Hannah Murray On … Graduating from Skins
Actress Hannah Murray, best known for playing troubled teen Cassie on E4’s award-winning cult drama Skins, makes her professional stage debut in the West End transfer of 21-year-old Polly Stenham’s playwriting debut That Face. The premiere production, first seen last April at the Royal Court Jerwood Theatre Upstairs, is now running for a limited season at the Duke of York’s Theatre, where newcomer Murray joins original cast members including Matt Smith and Lindsay Duncan and, who play her brother and alcoholic mother in a dysfunctional upper-middle class family.
This is my stage debut so I feel really scared because, physically, it’s much more demanding than television work and you need a different skill. I’m worried about whether I’m up to the task. Also, I’m the only new cast member. The fact that everyone else has done it before is a bit scary as well.
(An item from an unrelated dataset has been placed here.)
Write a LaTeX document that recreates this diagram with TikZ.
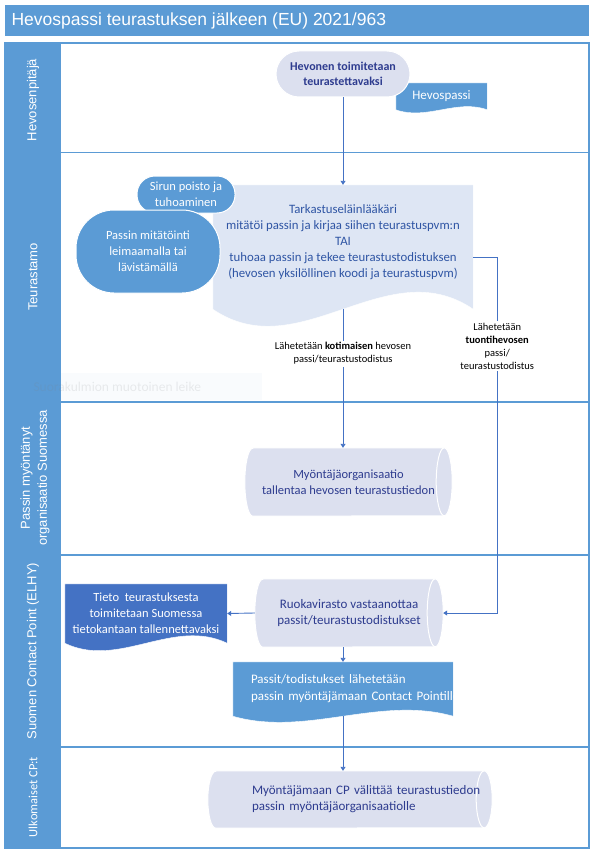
\documentclass[tikz,border=0pt]{standalone}
\usepackage{fontspec}
\setmainfont{Carlito}
\newfontfamily\arialfont{Liberation Sans}
\usetikzlibrary{arrows.meta,calc}
\definecolor{lanecol}{HTML}{5B9BD5}
\definecolor{darkdoc}{HTML}{4472C4}
\definecolor{lav}{HTML}{DCE0EF}
\definecolor{lightdoc}{HTML}{DEE6F4}
\definecolor{txtblue}{HTML}{2E3C8F}
\definecolor{insptxt}{HTML}{2F55A4}
\definecolor{linecol}{HTML}{4472C4}
\pgfdeclarelayer{background}
\pgfsetlayers{background,main}
\newcommand\docwave[3]{%
  \begin{pgfonlayer}{background}
  \fill[#2,draw=white] (#1.north west) -- (#1.north east) -- (#1.south east)
    .. controls ($(#1.south east)!.333!(#1.south west)+(0,-#3)$)
    and ($(#1.south east)!.667!(#1.south west)+(0,#3)$) .. (#1.south west) -- cycle;
  \end{pgfonlayer}}
\newcommand\storewave[3]{%
  \begin{pgfonlayer}{background}
  \fill[lav,draw=white,line width=1pt] (#1.north west) -- (#1.north east)
    arc[start angle=90,end angle=-90,x radius=#2pt,y radius=#3pt]
    -- (#1.south west) arc[start angle=270,end angle=90,x radius=#2pt,y radius=#3pt] -- cycle;
  \draw[white,line width=1pt] (#1.north east) arc[start angle=90,end angle=270,x radius=#2pt,y radius=#3pt];
  \end{pgfonlayer}}

\begin{document}
\begin{tikzpicture}[x=1pt,y=-1pt,
    lane/.style={rotate=90,text=white,align=center,font=\arialfont\fontsize{13}{17}\selectfont},
    box/.style={inner sep=0pt,align=center,font=\fontsize{12.5}{16}\selectfont},
    lavbox/.style={box,fill=lav,draw=white,line width=1pt,text=txtblue},
    bluebox/.style={box,fill=lanecol,draw=white,line width=1pt,text=white},
    doc/.style={box,text=white},
    store/.style={box,text=txtblue},
    flow/.style={draw=linecol,line width=.9pt,-{Triangle[length=4pt,width=5pt]}},
    lbl/.style={fill=white,inner sep=2pt,align=center,font=\fontsize{10.5}{13}\selectfont}]

    \useasboundingbox (0,0) rectangle (599,856);

    \begin{pgfonlayer}{background}
    \fill[lanecol] (5,5) rectangle (589,36);
    \fill[lanecol] (5,43) rectangle (61,848);
    \draw[lanecol,line width=1.5pt] (5,43) rectangle (589,848);
    \foreach \y in {152.5,402,555,747}
        \draw[lanecol,line width=1.5pt] (5,\y) -- (589,\y);
    \fill[lanecol,opacity=.04] (61,373) rectangle (262,400);
    \end{pgfonlayer}

    \node[anchor=west,text=white,font=\arialfont\fontsize{17.5}{20}\selectfont] (title) at (8,20.5) {Hevospassi teurastuksen jälkeen (EU) 2021/963};

    \node[lane] (l1) at (33,100) {Hevosenpitäjä};
    \node[lane] (l2) at (33,277) {Teurastamo};
    \node[lane] (l3) at (35,478) {Passin myöntänyt\\organisaatio Suomessa};
    \node[lane] (l4) at (33,651) {Suomen Contact Point (ELHY)};
    \node[lane,font=\fontsize{12.5}{15}\selectfont] (l5) at (33,797) {Ulkomaiset CP:t};

    \node[doc,minimum width=91,minimum height=26.5,font=\fontsize{13}{16}\selectfont] (pass) at (441.5,96.3) {Hevospassi};
    \docwave{pass}{lanecol}{11}
    \node[lavbox,rounded corners=23pt,minimum width=134,minimum height=46,font=\bfseries\fontsize{12}{15}\selectfont] (hevonen) at (343,74) {Hevonen toimitetaan\\teurastettavaksi};

    \node[box,minimum width=260,minimum height=124,
        label={[box,text=insptxt,yshift=5pt,font=\fontsize{12.8}{16}\selectfont]center:{Tarkastuseläinlääkäri\\mitätöi passin ja kirjaa siihen teurastuspvm:n\\TAI\\tuhoaa passin ja tekee teurastustodistuksen\\(hevosen yksilöllinen koodi ja teurastuspvm)}}] (insp) at (343,247) {};
    \docwave{insp}{lightdoc}{59}
    \node[bluebox,rounded corners=18pt,minimum width=98,minimum height=37] (siru) at (186,194.5) {Sirun poisto ja\\tuhoaminen};
    \node[bluebox,rounded corners=38pt,minimum width=144,minimum height=83] (mitatointi) at (148,251.5) {Passin mitätöinti\\leimaamalla tai\\lävistämällä};

    \node[store,minimum width=191,minimum height=68] (myorg) at (348.5,482) {Myöntäjäorganisaatio\\tallentaa hevosen teurastustiedon};
    \storewave{myorg}{8}{34}

    \node[store,minimum width=172,minimum height=68,font=\fontsize{13}{16}\selectfont] (ruoka) at (349,613) {Ruokavirasto vastaanottaa\\passit/teurastustodistukset};
    \storewave{ruoka}{8}{34}
    \node[doc,minimum width=162,minimum height=59] (tieto) at (146,613.5) {Tieto~ teurastuksesta\\toimitetaan Suomessa\\tietokantaan tallennettavaksi};
    \docwave{tieto}{darkdoc}{26}
    \node[doc,minimum width=220,minimum height=54,text width=184pt,align=left,font=\fontsize{13}{17}\selectfont] (passit) at (343,689) {\mbox{Passit/todistukset lähetetään}\\\mbox{passin myöntäjämaan Contact Pointille}};
    \docwave{passit}{lanecol}{21}

    \node[store,minimum width=268,minimum height=57,text width=196pt,align=left,font=\fontsize{13}{16}\selectfont] (cpmaa) at (350,799.5) {\mbox{Myöntäjämaan CP välittää teurastustiedon}\\\mbox{passin myöntäjäorganisaatiolle}};
    \storewave{cpmaa}{8}{28.5}

    \draw[flow] (hevonen) -- (insp);
    \draw[flow] (insp.south) -- node[lbl,pos=.32] (kotim) {Lähetetään \textbf{kotimaisen} hevosen\\passi/teurastustodistus} (insp.south |- myorg.north);
    \draw[flow] ([yshift=-10pt]insp.east) -- ++(24,0) |- node[lbl,pos=.125] (tuonti) {Lähetetään\\\textbf{tuontihevosen}\\passi/\\teurastustodistus} ([xshift=8pt]ruoka.east);
    \draw[flow] ([xshift=-8pt]ruoka.west) -- (tieto.east);
    \draw[flow] (ruoka.south -| passit.north) -- (passit.north);
    \draw[flow] (passit.south) -- (passit.south |- cpmaa.north);

    \node[anchor=west,text=black!50,opacity=.15,font=\fontsize{13.5}{16}\selectfont] (leike) at (30,387) {Suorakulmion muotoinen leike};
\end{tikzpicture}
\end{document}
I have this idea that I’m the only thing that’s changed since it did so well at the Royal Court. But everyone has been lovely. Obviously, the space is very different at the Duke of York’s so I think they’ve all wanted to rediscover the play rather than just recreate it - so I haven’t felt like the new girl.
I didn’t see That Face when it was at the Royal Court, but I wanted to because I had worked with Matt Smith before. He told me he was doing a play, but I was doing my A-levels at the time so I couldn’t find the time to get to London to watch it. In the end I think that’s a good thing. I’m quite glad I haven’t seen someone else playing the role. I had read it though. I enjoyed entering the weird little world of this horrible upper-middle class family. I just think it’s a really exciting play – funny and dark, intense and horrific – and it sucks you in.
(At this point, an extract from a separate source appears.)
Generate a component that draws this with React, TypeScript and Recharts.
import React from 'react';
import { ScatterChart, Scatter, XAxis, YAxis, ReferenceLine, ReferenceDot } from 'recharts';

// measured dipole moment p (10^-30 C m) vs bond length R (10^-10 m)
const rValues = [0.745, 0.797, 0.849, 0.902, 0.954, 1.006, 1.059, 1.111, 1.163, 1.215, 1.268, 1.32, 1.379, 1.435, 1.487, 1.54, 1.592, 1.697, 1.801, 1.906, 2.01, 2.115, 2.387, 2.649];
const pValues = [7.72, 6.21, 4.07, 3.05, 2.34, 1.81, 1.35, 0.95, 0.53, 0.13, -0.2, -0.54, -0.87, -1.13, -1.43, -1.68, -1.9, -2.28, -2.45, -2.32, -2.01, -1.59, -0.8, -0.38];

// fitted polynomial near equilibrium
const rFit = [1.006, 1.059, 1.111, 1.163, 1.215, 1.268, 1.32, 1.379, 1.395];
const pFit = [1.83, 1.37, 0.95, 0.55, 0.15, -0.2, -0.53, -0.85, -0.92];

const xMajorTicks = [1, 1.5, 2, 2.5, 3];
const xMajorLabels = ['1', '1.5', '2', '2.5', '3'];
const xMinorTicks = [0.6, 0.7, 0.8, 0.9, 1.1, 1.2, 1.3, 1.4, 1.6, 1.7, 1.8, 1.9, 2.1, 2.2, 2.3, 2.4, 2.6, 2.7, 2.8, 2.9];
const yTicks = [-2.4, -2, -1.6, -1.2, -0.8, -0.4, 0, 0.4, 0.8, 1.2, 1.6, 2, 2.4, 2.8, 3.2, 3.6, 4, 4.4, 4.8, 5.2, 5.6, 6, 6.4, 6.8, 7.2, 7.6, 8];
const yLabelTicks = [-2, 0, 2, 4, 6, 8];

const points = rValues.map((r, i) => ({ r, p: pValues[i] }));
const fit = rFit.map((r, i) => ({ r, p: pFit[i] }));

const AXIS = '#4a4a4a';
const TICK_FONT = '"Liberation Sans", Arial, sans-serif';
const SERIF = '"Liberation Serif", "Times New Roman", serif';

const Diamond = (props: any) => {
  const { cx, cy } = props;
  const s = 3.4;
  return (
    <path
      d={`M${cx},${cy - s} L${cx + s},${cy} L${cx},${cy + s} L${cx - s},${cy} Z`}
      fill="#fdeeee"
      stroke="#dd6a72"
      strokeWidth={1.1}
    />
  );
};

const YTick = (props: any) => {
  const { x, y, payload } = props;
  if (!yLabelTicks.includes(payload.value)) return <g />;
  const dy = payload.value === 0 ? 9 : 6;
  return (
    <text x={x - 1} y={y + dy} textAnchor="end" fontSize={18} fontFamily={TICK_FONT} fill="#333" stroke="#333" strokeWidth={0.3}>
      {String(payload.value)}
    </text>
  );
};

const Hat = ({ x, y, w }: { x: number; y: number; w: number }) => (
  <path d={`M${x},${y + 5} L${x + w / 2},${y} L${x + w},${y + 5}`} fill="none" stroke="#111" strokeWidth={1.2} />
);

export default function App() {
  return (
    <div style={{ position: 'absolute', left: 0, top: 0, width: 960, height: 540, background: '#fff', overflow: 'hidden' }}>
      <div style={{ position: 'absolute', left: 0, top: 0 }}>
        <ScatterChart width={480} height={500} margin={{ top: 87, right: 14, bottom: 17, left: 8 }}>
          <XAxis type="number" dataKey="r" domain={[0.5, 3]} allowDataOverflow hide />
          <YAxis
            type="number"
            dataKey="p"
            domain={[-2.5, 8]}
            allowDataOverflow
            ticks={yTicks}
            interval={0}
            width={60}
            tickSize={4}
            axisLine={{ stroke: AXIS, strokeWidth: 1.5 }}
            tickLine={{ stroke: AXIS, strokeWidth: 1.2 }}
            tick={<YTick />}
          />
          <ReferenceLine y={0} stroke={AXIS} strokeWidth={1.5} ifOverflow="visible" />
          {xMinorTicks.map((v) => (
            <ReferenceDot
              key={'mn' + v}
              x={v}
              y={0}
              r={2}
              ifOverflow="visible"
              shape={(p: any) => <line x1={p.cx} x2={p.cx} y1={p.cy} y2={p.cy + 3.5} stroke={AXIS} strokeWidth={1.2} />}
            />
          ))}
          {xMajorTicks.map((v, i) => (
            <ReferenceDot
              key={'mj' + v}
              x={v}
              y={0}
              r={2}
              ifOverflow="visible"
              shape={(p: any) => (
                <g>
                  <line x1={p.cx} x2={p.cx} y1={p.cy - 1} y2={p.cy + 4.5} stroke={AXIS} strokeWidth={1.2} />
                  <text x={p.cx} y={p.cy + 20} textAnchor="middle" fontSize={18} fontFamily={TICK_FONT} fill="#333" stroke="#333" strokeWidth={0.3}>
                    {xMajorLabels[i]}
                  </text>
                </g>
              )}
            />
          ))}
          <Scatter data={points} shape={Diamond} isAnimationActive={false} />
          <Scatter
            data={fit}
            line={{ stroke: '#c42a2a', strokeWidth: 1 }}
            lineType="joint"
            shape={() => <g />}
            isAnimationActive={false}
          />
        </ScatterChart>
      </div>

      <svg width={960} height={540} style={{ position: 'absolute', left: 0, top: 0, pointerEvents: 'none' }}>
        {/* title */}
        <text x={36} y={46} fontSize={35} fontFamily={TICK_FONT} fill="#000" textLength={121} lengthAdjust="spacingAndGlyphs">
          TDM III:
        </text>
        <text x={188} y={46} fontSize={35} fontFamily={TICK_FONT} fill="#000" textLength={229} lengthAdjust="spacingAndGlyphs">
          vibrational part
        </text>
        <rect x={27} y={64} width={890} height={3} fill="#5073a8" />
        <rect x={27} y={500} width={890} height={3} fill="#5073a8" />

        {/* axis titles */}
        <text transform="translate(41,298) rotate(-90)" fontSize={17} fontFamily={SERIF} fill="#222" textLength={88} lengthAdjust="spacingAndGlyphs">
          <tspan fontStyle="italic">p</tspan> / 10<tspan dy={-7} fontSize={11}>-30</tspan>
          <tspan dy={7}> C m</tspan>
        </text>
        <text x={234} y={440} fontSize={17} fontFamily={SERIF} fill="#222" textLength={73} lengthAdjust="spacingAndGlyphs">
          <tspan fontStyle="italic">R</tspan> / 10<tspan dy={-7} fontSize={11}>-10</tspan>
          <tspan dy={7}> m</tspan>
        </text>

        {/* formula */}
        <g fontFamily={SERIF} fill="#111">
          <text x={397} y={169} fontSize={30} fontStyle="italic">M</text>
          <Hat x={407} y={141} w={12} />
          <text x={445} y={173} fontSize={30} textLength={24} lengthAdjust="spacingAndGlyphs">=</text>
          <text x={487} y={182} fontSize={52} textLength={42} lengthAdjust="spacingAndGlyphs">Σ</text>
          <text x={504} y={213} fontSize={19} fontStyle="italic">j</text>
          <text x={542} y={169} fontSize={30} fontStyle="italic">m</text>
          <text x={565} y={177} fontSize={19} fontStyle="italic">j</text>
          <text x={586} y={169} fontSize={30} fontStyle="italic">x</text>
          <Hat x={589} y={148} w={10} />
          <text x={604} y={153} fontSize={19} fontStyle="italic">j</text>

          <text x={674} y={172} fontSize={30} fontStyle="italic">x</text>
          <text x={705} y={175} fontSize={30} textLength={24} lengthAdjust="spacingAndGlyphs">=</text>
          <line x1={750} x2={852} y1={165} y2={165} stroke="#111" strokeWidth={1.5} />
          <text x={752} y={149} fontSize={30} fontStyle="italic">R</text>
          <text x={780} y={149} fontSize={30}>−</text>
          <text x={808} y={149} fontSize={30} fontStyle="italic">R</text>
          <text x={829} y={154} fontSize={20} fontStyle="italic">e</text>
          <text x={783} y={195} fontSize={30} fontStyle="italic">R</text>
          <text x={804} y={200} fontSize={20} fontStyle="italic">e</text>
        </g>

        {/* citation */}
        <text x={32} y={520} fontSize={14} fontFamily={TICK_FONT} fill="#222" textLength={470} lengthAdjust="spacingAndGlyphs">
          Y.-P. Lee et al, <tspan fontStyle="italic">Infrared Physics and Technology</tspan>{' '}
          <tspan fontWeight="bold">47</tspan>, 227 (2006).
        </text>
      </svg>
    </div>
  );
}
Skins came about at a time when I was doing my last years at school so in a way it felt like another version of sixth form. I was in my second year of A-levels while I was filming series one. It was like another last stage before you go off into the big adult world. I met a massive number of people who are really important to me now and I learnt so much. I’m definitely a lot more independent having done it.
I accepted the role of Mia in That Face because of the play itself rather than the fact that it was on stage, but I think it’s important to challenge yourself, in life as well as in your career, so doing something that was unfamiliar to me seemed like a good thing. Mia and Cassie (from Skins) are very different people. There are parallels you can draw between the fact that they’re both girls who have sort of grown up without their parents actually parenting them, but I want to play Mia as Mia, I don’t want to relate her to the performance I did as Cassie. It’s quite an amazing journey that you take with these characters as their world crumbles.
- Hannah Murray was speaking to Kate Jackson
That Face is at the Duke of York’s until 5 July 2008.